The City Kitchen. This is what I have become.

Tescos City Kitchen King Prawn Linguine

This might look like rape stored it tupperwear, but it tastes as sweet as Gods tears.

When I was like 8 or 9, I fucking loved cookery. I loved making cakes, making biscuits, bolognaise – all the tasty stuff that my dear old mum could whip up, seemingly by magic, in an afternoon. Problem was, I was totally atonal at it. My most successful meal was discovering a gingernut at the bottom of my Lego box.

I had to experiment. Starting mixing cheese with peanut butter, moving on to frying lettuce. Everything tasted crap, everything went in the bin. I found solace in 75% completed meals. My greatest successes were ‘assembling’ dishes – i.e. adding Dolmio sauce to mince beef. I got so good at adding sauce to cooked beef, I actually started to believe Dolmio was am Italian delicacy.

Anyways, flash forward twenty years. Having gone through the motions of thinking i could cook (thank you very fucking much Jamie Oliver. Do you know how inconvenient your books are? I’ve moved 8 times with your self-indulgent cookery tomes, taking up way too much Safestore space). I’m back with 75% dishes.  I’ve tried cooking properly. But having just spent close to £60 replicating Robert Rodriguez’s Puerco Pibil and it tasting “okay, slightly bitter”, I’ve all but given up.

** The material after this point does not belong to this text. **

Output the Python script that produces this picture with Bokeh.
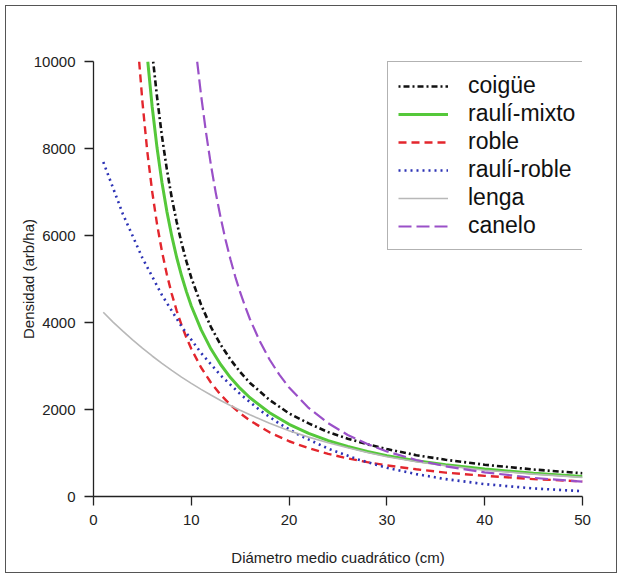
from bokeh.plotting import figure
from bokeh.models import Range1d, FixedTicker, Legend, LegendItem
from bokeh.embed import file_html
from bokeh.resources import INLINE

# ---- data ----
x_ticks = [0, 10, 20, 30, 40, 50]
y_ticks = [0, 2000, 4000, 6000, 8000, 10000]

coigue_d = [6.1, 6.5, 7, 7.5, 8, 8.5, 9, 9.5, 10, 11, 12, 13, 14, 15, 16, 18, 20, 22, 24, 26, 28, 30, 33, 36, 40, 45, 50]
coigue_n = [10000, 9180, 8280, 7520, 6870, 6315, 5830, 5405, 5030, 4410, 3900, 3490, 3150, 2860, 2610, 2220, 1910, 1680, 1480, 1330, 1200, 1090, 950, 845, 730, 620, 535]

rmixto_d = [5.55, 6, 6.5, 7, 7.5, 8, 8.5, 9, 9.5, 10, 11, 12, 13, 14, 15, 16, 18, 20, 22, 24, 26, 28, 30, 33, 36, 40, 45, 50]
rmixto_n = [10000, 8960, 8010, 7220, 6555, 5990, 5500, 5080, 4710, 4380, 3835, 3395, 3035, 2735, 2485, 2270, 1925, 1660, 1450, 1285, 1150, 1035, 940, 820, 730, 630, 535, 460]

roble_d = [4.67, 5, 5.5, 6, 6.5, 7, 7.5, 8, 8.5, 9, 9.5, 10, 11, 12, 13, 14, 15, 16, 18, 20, 22, 24, 26, 28, 30, 33, 36, 40, 45, 50]
roble_n = [10000, 9080, 7930, 7010, 6255, 5635, 5105, 4660, 4275, 3945, 3650, 3395, 2965, 2620, 2340, 2105, 1910, 1745, 1475, 1270, 1110, 980, 875, 790, 715, 625, 550, 475, 400, 346]

rroble_d = [1, 3, 5, 7, 9, 11, 13, 15, 17, 19, 21, 24, 27, 30, 33, 36, 40, 45, 50]
rroble_n = [7690, 6495, 5485, 4630, 3910, 3300, 2785, 2355, 1985, 1675, 1415, 1100, 855, 660, 515, 400, 285, 185, 122]

lenga_d = [1, 2, 3, 4, 5, 6, 7, 8, 9, 10, 11, 12, 13, 14, 15, 16, 17, 18, 19, 20, 22, 24, 26, 28, 30, 33, 36, 40, 45, 50]
lenga_n = [4235, 4010, 3800, 3600, 3410, 3230, 3060, 2898, 2745, 2600, 2462, 2332, 2208, 2092, 1982, 1878, 1780, 1686, 1596, 1510, 1365, 1235, 1120, 1010, 915, 800, 710, 605, 515, 440]

canelo_d = [10.6, 11, 11.5, 12, 12.5, 13, 13.5, 14, 14.5, 15, 15.5, 16, 17, 18, 19, 20, 22, 24, 26, 28, 30, 33, 36, 40, 45, 50]
canelo_n = [10000, 9225, 8375, 7630, 6980, 6410, 5900, 5455, 5050, 4690, 4370, 4075, 3570, 3150, 2800, 2505, 2035, 1685, 1415, 1205, 1035, 840, 695, 555, 428, 340]

labels = ["coigüe", "raulí-mixto", "roble", "raulí-roble", "lenga", "canelo"]

FONT = "Liberation Sans"

p = figure(width=610, height=566, output_backend="svg", toolbar_location=None,
           x_range=Range1d(0, 50), y_range=Range1d(0, 10000),
           min_border_left=87, min_border_right=34, min_border_top=55, min_border_bottom=76)
p.styles = {"margin": "6px", "box-shadow": "0 0 0 1px #555555"}
p.background_fill_color = "white"
p.border_fill_color = "white"
p.outline_line_color = None
p.xgrid.visible = False
p.ygrid.visible = False

for ax in (p.xaxis[0], p.yaxis[0]):
    ax.axis_line_color = "#222222"
    ax.axis_line_width = 1.3
    ax.major_tick_line_color = "#222222"
    ax.major_tick_line_width = 1.3
    ax.major_tick_out = 9
    ax.major_tick_in = 0
    ax.minor_tick_line_color = None
    ax.major_label_text_font = FONT
    ax.major_label_text_font_size = "15px"
    ax.major_label_text_color = "#222222"
    ax.major_label_standoff = 9
    ax.axis_label_text_font = FONT
    ax.axis_label_text_font_size = "15px"
    ax.axis_label_text_font_style = "normal"
    ax.axis_label_text_color = "#222222"

p.xaxis.ticker = FixedTicker(ticks=x_ticks)
p.yaxis.ticker = FixedTicker(ticks=y_ticks)
p.xaxis.axis_label = "Diámetro medio cuadrático (cm)"
p.yaxis.axis_label = "Densidad (arb/ha)"
p.xaxis.axis_label_standoff = 21
p.yaxis.axis_label_standoff = -6

r1 = p.line(coigue_d, coigue_n, line_color="#111111", line_width=2.6, line_dash="2 3 6 3")
r2 = p.line(rmixto_d, rmixto_n, line_color="#55c83a", line_width=3)
r3 = p.line(roble_d, roble_n, line_color="#e3262d", line_width=2.4, line_dash="8 5")
r4 = p.line(rroble_d, rroble_n, line_color="#2d33b5", line_width=2.6, line_dash="2 4")
r5 = p.line(lenga_d, lenga_n, line_color="#b8b8b8", line_width=1.6)
r6 = p.line(canelo_d, canelo_n, line_color="#9a50c8", line_width=2.2, line_dash="13 5")

items = [LegendItem(label=lab, renderers=[r]) for lab, r in zip(labels, [r1, r2, r3, r4, r5, r6])]
legend = Legend(items=items, location=(294, 246))
legend.label_text_font = FONT
legend.label_text_font_size = "23px"
legend.label_text_color = "#111111"
legend.glyph_width = 50
legend.glyph_height = 24
legend.label_height = 24
legend.label_standoff = 20
legend.spacing = 1
legend.padding = 10
legend.margin = 0
legend.border_line_color = "#666666"
legend.border_line_width = 1.5
legend.background_fill_color = "white"
legend.background_fill_alpha = 1
p.add_layout(legend, "center")

open("out.html", "w").write(file_html(p, INLINE))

This might look like the aftermath of a haemerroid party, but it doesn't smell like it.

The Pibil

Posed Peurco Pibil. With a bit of side salad

Posed Peurco Pibil. With a bit of side salad

I guess those failed attempts at home-made toffee in my mum’s kitchen never quote registered, even though it was probably about £10 worth of sugar and flavouring in the bin (my mum probably considered it investment in my creative development).

Anyways, The City Kitchen. These ready meals are THE MAD NOTES. Killer tasty, 3mins in microwave and no crappy shit in them. So good, I’m actually writing what I just wrote. Way more newsworthy stuff happened today. And then I found it’s basically Tesco’s own brand. Tescos to me has always been ambient, creepy and aggressively self-aware of its own inadequacy and making up for it by projecting HOW FUCKING SUCCESSFUL IT IS to all in sundry, at the expense of style.

Joanne Grew, thegrocer.co.uk – 29 June 2009

“Tesco is targeting City Kitchen at on-the-go professionals and the trial is being rolled out across 17 Tesco Express stores located in affluent areas of London, such as St John’s Wood, Belsize Park and Fulham Palace.”

These have followed me over the last 3 houses I’ve lived in. I am finally an ‘on-the-go professional’? Livin’ the dream, yo.

The meals are free of artificial ingredients and additives. There was a gap in the market for a new range of chilled, convenient ready meals made with quality ingredients, said the spokesman.

“This launch is not about the packaging. It’s very simple: it’s all about the food,” he said. “The current range of ready meals in Tesco is so vast – you can get something from unhealthy to extremely healthy. If you went over to someone in the street and asked what they think of ready meals, many have a perception that they are unhealthy and processed. What we are trying to do is just to get rid of this myth. The City Kitchen range is convenient, healthy and fresh.”

I really want to pat them on the back, commend the range. Now I feel dirty doing so. Plan B – backwards engineering this badboy. I’ll make this dish my bitch. You just wait.